At the same time, it is careful to note that the Manhattan Institute’s Josh Barro wrote an article for National Review arguing that the Fed needs to be reformed, not eliminated, thus providing Republicans with cover for standing by the beleaguered bank. Barro told the Times that the Fed’s asset purchases helped stave off deflation, which Barro obviously believes is a bad idea. Yet deflation would mean lower prices for consumers — hardly something to fear. In fact, from 1800 to 1913 the U.S. price level fell by an average of about 0.5 percent per year, and Americans became more prosperous. Since the inception of the Fed, prices have increased by about 3.25 percent per year; and since the 1970s, when the gold standard was completely abandoned, the average American family’s income has not increased in real terms. This period of “inflation creep,” as Thompson refers to it, has been far worse for Americans than the pre-Fed period ever was, even with its occasional, brief panics.

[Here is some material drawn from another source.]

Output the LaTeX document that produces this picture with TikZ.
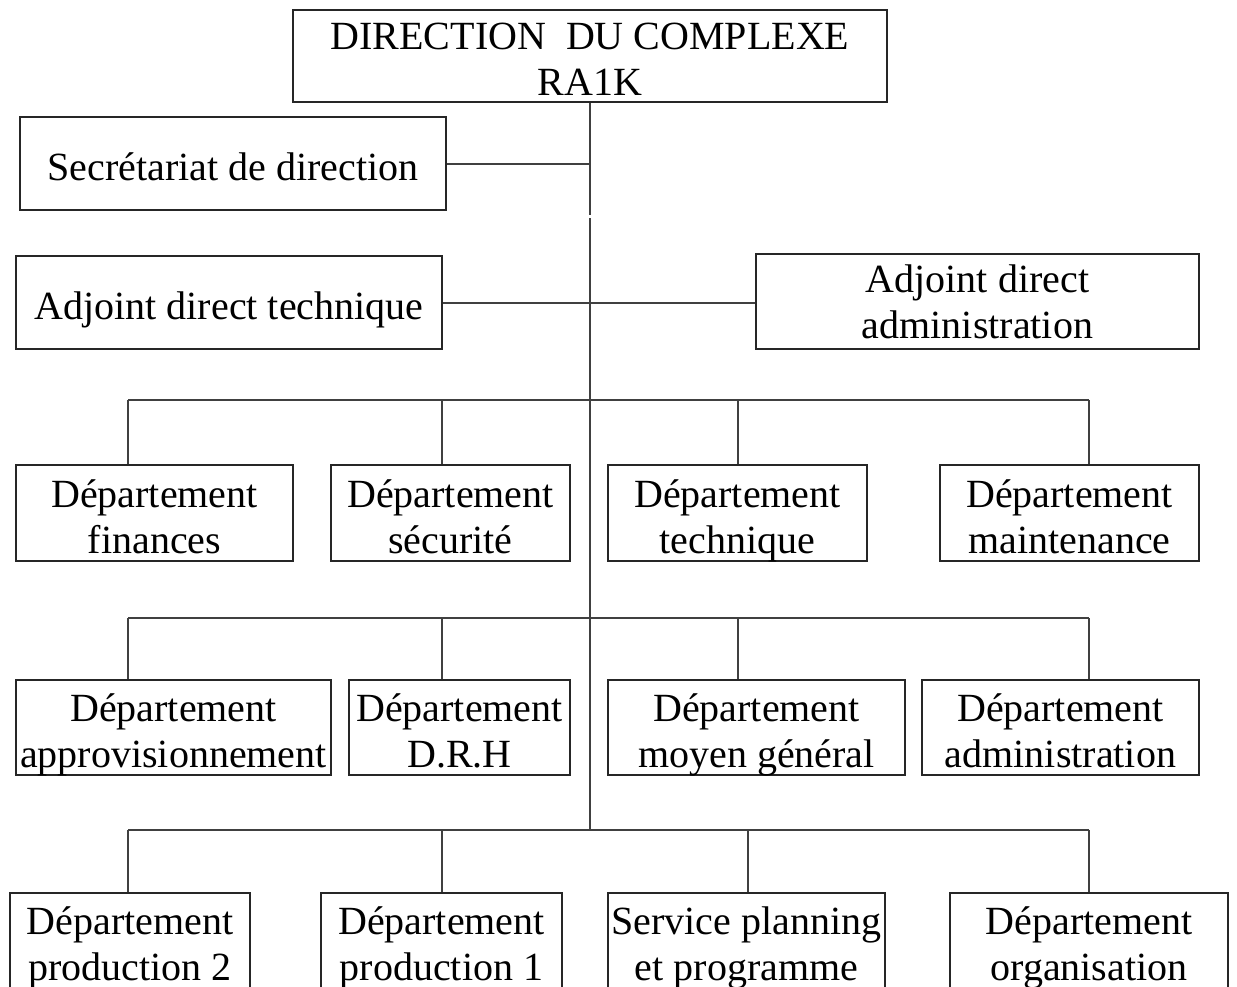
\documentclass[tikz,border=0pt]{standalone}
\usepackage{fontspec}
\setmainfont{Liberation Serif}
\newcommand{\twol}[2]{\strut #1\\#2\strut}
\begin{document}
\begin{tikzpicture}[x=0.5pt,y=-0.5pt,
  box/.style={draw=black!85, line width=1pt, inner sep=0pt},
  txt/.style={inner sep=0pt, align=center, font=\fontsize{20}{23}\selectfont},
  ln/.style={draw=black!75, line width=1pt}]
\useasboundingbox (0,0) rectangle (1237,986);
\clip (0,0) rectangle (1237,986);
% boxes
\node[box, minimum width=297pt, minimum height=46pt] (dir) at (590,56) {};
\node[box, minimum width=213pt, minimum height=46.5pt] (sec) at (233,163.5) {};
\node[box, minimum width=213pt, minimum height=46.5pt] (adjt) at (229,302.5) {};
\node[box, minimum width=221.5pt, minimum height=47.5pt] (adja) at (977.5,301.5) {};
\node[box, minimum width=138.5pt, minimum height=48pt] (fin) at (154.5,513) {};
\node[box, minimum width=119.5pt, minimum height=48pt] (secu) at (450.5,513) {};
\node[box, minimum width=129.5pt, minimum height=48pt] (tech) at (737.5,513) {};
\node[box, minimum width=129.5pt, minimum height=48pt] (maint) at (1069.5,513) {};
\node[box, minimum width=157.5pt, minimum height=47.5pt] (appro) at (173.5,727.5) {};
\node[box, minimum width=110.5pt, minimum height=47.5pt] (drh) at (459.5,727.5) {};
\node[box, minimum width=148.5pt, minimum height=47.5pt] (moy) at (756.5,727.5) {};
\node[box, minimum width=138.5pt, minimum height=47.5pt] (adm) at (1060.5,727.5) {};
\node[box, minimum width=120pt, minimum height=47.5pt] (prod2) at (130,940.5) {};
\node[box, minimum width=120.5pt, minimum height=47.5pt] (prod1) at (441.5,940.5) {};
\node[box, minimum width=138.5pt, minimum height=47.5pt] (serv) at (746.5,940.5) {};
\node[box, minimum width=139pt, minimum height=47.5pt] (org) at (1089,940.5) {};
% texts
\node[txt] (dirT) at ([yshift=-3.5pt]dir.center) {\twol{DIRECTION\ \ DU COMPLEXE}{RA1K}};
\node[txt] (secT) at ([yshift=-3.7pt]sec.center) {\strut Secrétariat de direction};
\node[txt] (adjtT) at ([yshift=-3.7pt]adjt.center) {\strut Adjoint direct technique};
\node[txt] (adjaT) at ([yshift=-2.4pt]adja.center) {\twol{Adjoint direct}{administration}};
\node[txt] (finT) at ([yshift=-3.9pt]fin.center) {\twol{Département}{finances}};
\node[txt] (secuT) at ([yshift=-3.9pt]secu.center) {\twol{Département}{sécurité}};
\node[txt] (techT) at ([yshift=-3.9pt]tech.center) {\twol{Département}{technique}};
\node[txt] (maintT) at ([yshift=-3.9pt]maint.center) {\twol{Département}{maintenance}};
\node[txt] (approT) at ([yshift=-3.9pt]appro.center) {\twol{Département}{approvisionnement}};
\node[txt] (drhT) at ([yshift=-3.9pt]drh.center) {\twol{Département}{D.R.H}};
\node[txt] (moyT) at ([yshift=-3.9pt]moy.center) {\twol{Département}{moyen général}};
\node[txt] (admT) at ([yshift=-3.9pt]adm.center) {\twol{Département}{administration}};
\node[txt] (prod2T) at ([yshift=-3.9pt]prod2.center) {\twol{Département}{production 2}};
\node[txt] (prod1T) at ([yshift=-3.9pt]prod1.center) {\twol{Département}{production 1}};
\node[txt] (servT) at ([yshift=-3.9pt]serv.center) {\twol{Service planning}{et programme}};
\node[txt] (orgT) at ([yshift=-3.9pt]org.center) {\twol{Département}{organisation}};
% trunk
\coordinate (t1) at (590,215);
\coordinate (t2) at (590,218);
\coordinate (t3) at (590,830);
\draw[ln] (dir.south) -- (t1);
\draw[ln] (t2) -- (t3);
\draw[ln] (sec.east) -- (sec.east -| dir.south);
\draw[ln] (adjt.east) -- (adjt.east -| adja.west);
% bus 1
\coordinate (a1) at (128,400); \coordinate (a2) at (442,400);
\coordinate (a3) at (738,400); \coordinate (a4) at (1089,400);
\draw[ln] (a1) -- (a4);
\draw[ln] (a1) -- (a1 |- fin.north);
\draw[ln] (a2) -- (a2 |- secu.north);
\draw[ln] (a3) -- (a3 |- tech.north);
\draw[ln] (a4) -- (a4 |- maint.north);
% bus 2
\coordinate (b1) at (128,618); \coordinate (b2) at (442,618);
\coordinate (b3) at (738,618); \coordinate (b4) at (1089,618);
\draw[ln] (b1) -- (b4);
\draw[ln] (b1) -- (b1 |- appro.north);
\draw[ln] (b2) -- (b2 |- drh.north);
\draw[ln] (b3) -- (b3 |- moy.north);
\draw[ln] (b4) -- (b4 |- adm.north);
% bus 3
\coordinate (c1) at (128,830); \coordinate (c2) at (442,830);
\coordinate (c3) at (748,830); \coordinate (c4) at (1089,830);
\draw[ln] (c1) -- (c4);
\draw[ln] (c1) -- (c1 |- prod2.north);
\draw[ln] (c2) -- (c2 |- prod1.north);
\draw[ln] (c3) -- (c3 |- serv.north);
\draw[ln] (c4) -- (c4 |- org.north);
\end{tikzpicture}
\end{document}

The Fed — and the Times — may not really have much to fear at this point. The paper notes that an April New York Times/CBS poll found that while “Tea Party supporters were more likely than all adults surveyed to say they had heard or read about the Fed … a plurality of Tea Party supporters and all respondents said they had confidence in the Fed to promote financial stability.” These folks obviously haven’t been reading End the Fed.

Nevertheless, the focus on the Fed is welcome and long overdue. A full audit showing who profits and what kinds of backroom deals the bank has been cutting to help its political patrons and corporate cronies would almost surely lead to a public outcry for the Fed’s abolition, or at least its severe curtailment. No wonder the establishment is doing everything in its power to defeat Tea Party candidates.